3.1. Numerical Results

To investigate the effect of the central hole, a cylindrical volume with the diameter ranging from 2 to 8 mm is removed from the wafers (Figure 4b); then, the bonding sequence is simulated for the system, in terms of thermomechanical loads and constraints. As shown in Figure 5, the optimal diameter, i.e., inducing the minimum out-of-plane deflection, corresponds to 6 mm. In addition, this modification shows a beneficial effect in terms of stress reduction for the wafers regions under the bond tool clamp (Figure 6).

However, a simple central hole appears not feasible because it would cause depressurization (i.e., the suction of the wafer towards the bond tool, necessary during the alignment process and obtained by removing air underneath the wafer, would be made impossible) and it would prevent the wafer from sticking to the bond tools; without this restraint, the wafer could instead slip during the motion from the alignment stage to the bonding chamber. Conversely, if a simple thickness reduction at the center is implemented, then a similar result could be expected. Henceforth, a reduced-thickness region at the wafer center is defined with a circular shape, and it is applied on both sides of all of the silicon wafers which are supposed to be bonded. The isometric view of the wafers with this geometrical feature as well as the finite element mesh for this particular geometry are presented in Figure 7.

The geometry reduction diameter is chosen according to the results of the aforementioned parametric analysis (6 mm) and the thickness is 425 $\mathsf{\mu }$m. In this case, the maximum deflection is reduced from 89 to 58 $\mathsf{\mu }$m (see Figure 8), decreasing the wafer warpage after the bonding process of about 34%.

3.2. Experimental Results

To verify the numerical results and the beneficial effect of the reduced thickness region on residual stress in glass frit bonding, 8-inch monocrystalline (001) silicon wafers with the reduced thickness region with the dimensions described in the previous section were fabricated (see Figure 9) by a micromachining process and bonded through glass frit (hereafter called reduced specimen). In addition, a set of plain silicon wafers were bonded by the same process in order to set a reference to study the effect of micromachining process on the residual stress (hereafter called reference specimen).

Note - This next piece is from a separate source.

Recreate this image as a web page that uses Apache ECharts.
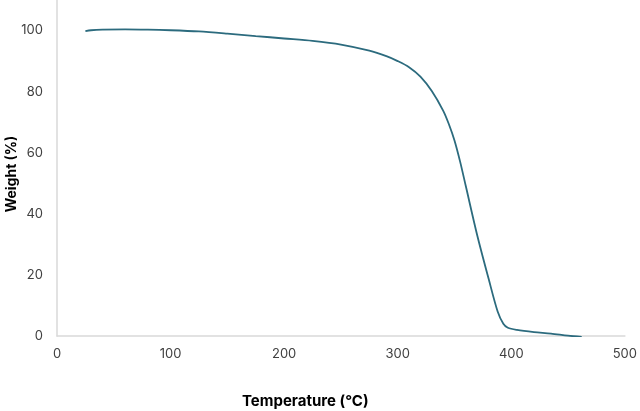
<!DOCTYPE html>
<html>
<head>
<meta charset="utf-8">
<script src="https://cdn.jsdelivr.net/npm/echarts@6/dist/echarts.min.js"></script>
<style>
  html, body { margin: 0; padding: 0; background: #fff; }
  #chart { width: 640px; height: 411px; }
</style>
</head>
<body>
<div id="chart"></div>
<script>
// TGA curve
var temperature = [25, 30, 40, 60, 80, 100, 125, 150, 175, 200, 225, 250, 275, 290, 300, 310, 320, 330, 340, 345, 350, 355, 360, 370, 380, 388, 393, 397, 405, 420, 435, 450, 462];
var weight = [99.8, 100.1, 100.3, 100.4, 100.3, 100.1, 99.7, 99.0, 98.2, 97.4, 96.6, 95.4, 93.4, 91.6, 90.0, 88.0, 84.9, 80.2, 73.8, 69.4, 64.0, 57.0, 49.0, 33.0, 18.8, 8.0, 4.0, 2.7, 2.0, 1.3, 0.8, 0.1, -0.3];
var xTicks = [0, 100, 200, 300, 400, 500];
var yTicks = [0, 20, 40, 60, 80, 100];

var points = temperature.map(function (t, i) { return [t, weight[i]]; });

var chart = echarts.init(document.getElementById('chart'));
var labelStyle = { color: '#404040', fontSize: 13, fontFamily: 'Inter, Roboto, sans-serif' };

chart.setOption({
  animation: false,
  grid: { left: 57, right: 12, top: 0, bottom: 75 },
  xAxis: {
    type: 'value',
    min: xTicks[0],
    max: xTicks[xTicks.length - 1],
    interval: 100,
    axisLine: { show: true, lineStyle: { color: '#d9d9d9', width: 1.5 } },
    axisTick: { show: false },
    splitLine: { show: false },
    axisLabel: Object.assign({ margin: 12 }, labelStyle)
  },
  yAxis: {
    type: 'value',
    min: yTicks[0],
    max: 110,
    interval: 20,
    axisLine: { show: true, lineStyle: { color: '#d9d9d9', width: 1.5 } },
    axisTick: { show: false },
    splitLine: { show: false },
    axisLabel: Object.assign({
      margin: 14,
      showMaxLabel: false,
      formatter: function (v) { return yTicks.indexOf(v) >= 0 ? v : ''; }
    }, labelStyle)
  },
  graphic: [
    {
      type: 'text',
      left: 242, top: 394,
      style: { text: 'Temperature (°C)', font: 'bold 15px Inter, Roboto, sans-serif', fill: '#000' }
    },
    {
      type: 'text',
      x: 12, y: 174,
      rotation: Math.PI / 2,
      style: { text: 'Weight (%)', font: 'bold 14px Inter, Roboto, sans-serif', fill: '#000', align: 'center', verticalAlign: 'middle' }
    }
  ],
  series: [{
    type: 'line',
    data: points,
    smooth: 0.3,
    showSymbol: false,
    lineStyle: { color: '#2c6b7e', width: 1.8 }
  }]
});
</script>
</body>
</html>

After the bonding process, the out-of-plane deflection is measured both for reduced and reference specimens at 49 different points on the bonded wafer surface. These experimental values were obtained by using a laser beam that retrieved the height of the points on the wafer with respect to a reference plane. The coordinates of these points are presented in Figure 10.

By interpolating the out-of-plane deflection data, a silicon wafer virtual surface after the glass frit bonding is created. Figure 11a,c depict the bonded wafer surface with respect to the zero-stress state plane and Figure 11b,d show the isoline contour plots of the out-of-plane deflection for the reference and for the reduced specimens, respectively.

As obtained in the numerical model, experimental results also show a warpage decrease in the reduced specimen, especially in the central regions. By focusing on points 15–20, 26–28, 30–32, see Figure 10, which are outside of the reduced thickness region, the out-of-plane deflection has been reduced up to 32 $\mathsf{\mu }$m, see Figure 12. Therefore, the experimental data confirm the trend shown by the numerical model and the advantage of a reduced thickness region on decreasing the residual stress imposed by mechanical constraints.

Moreover, the new geometrical feature guarantees another gain, related to the overall shape of the bonded wafers. As presented in Figure 11a,b, the surface of the reference specimen shows significant curvature variations along the surface; on the other hand, the curvature of reduced specimen remains more uniform, see Figure 11c,d. The qualitative comparison of the overall wafer shapes is shown in Figure 13.

It is worthwhile to emphasize that the depth of the trench in this work is chosen as a conservative value, in order to avoid any rupture in the wafer during the bonding process. By assuming that the diameter of the region as constant, the deeper the trench, the more space available for silicon to release excessive stress. Previous studies show that the mechanical properties of silicon is highly dependent on two factors: thickness and roughness [32]. Since the reduced thickness region is introduced by dry etching, the surface of the region would be at its best. Hence, the depth could be increased as long as the material in this region can bear the mechanical loads and deflections during the bonding process.

Finally, it is worthwhile to mention that, since the elastic stiffness of monocrystalline silicon is generally different along different directions, the optimal shape of the reduced thickness would be elliptical, considering the anisotropic mechanical properties of the wafer.

4. Conclusions

In this paper, first, the sources and parameters causing the residual stress in glass frit bonding, one of the renowned methods in MEMS vacuum encapsulation, are recalled. A geometrical modification to decrease the effect of mechanical constraints is then introduced. Numerical model results show about 34% warpage reduction for wafers having this feature after bonding. Modified wafers according to the proposed idea are fabricated and compared with a plain silicon wafer after glass frit bonding. Experimental data confirm the beneficial effect of the geometrical modification, as well as an improvement on the overall shape of wafers in terms of the uniformity of the wafer curvature. The outcome of this research suggests a trade-off between losing devices at the central part of the wafer and gaining dies with less residual stress and shape distortion.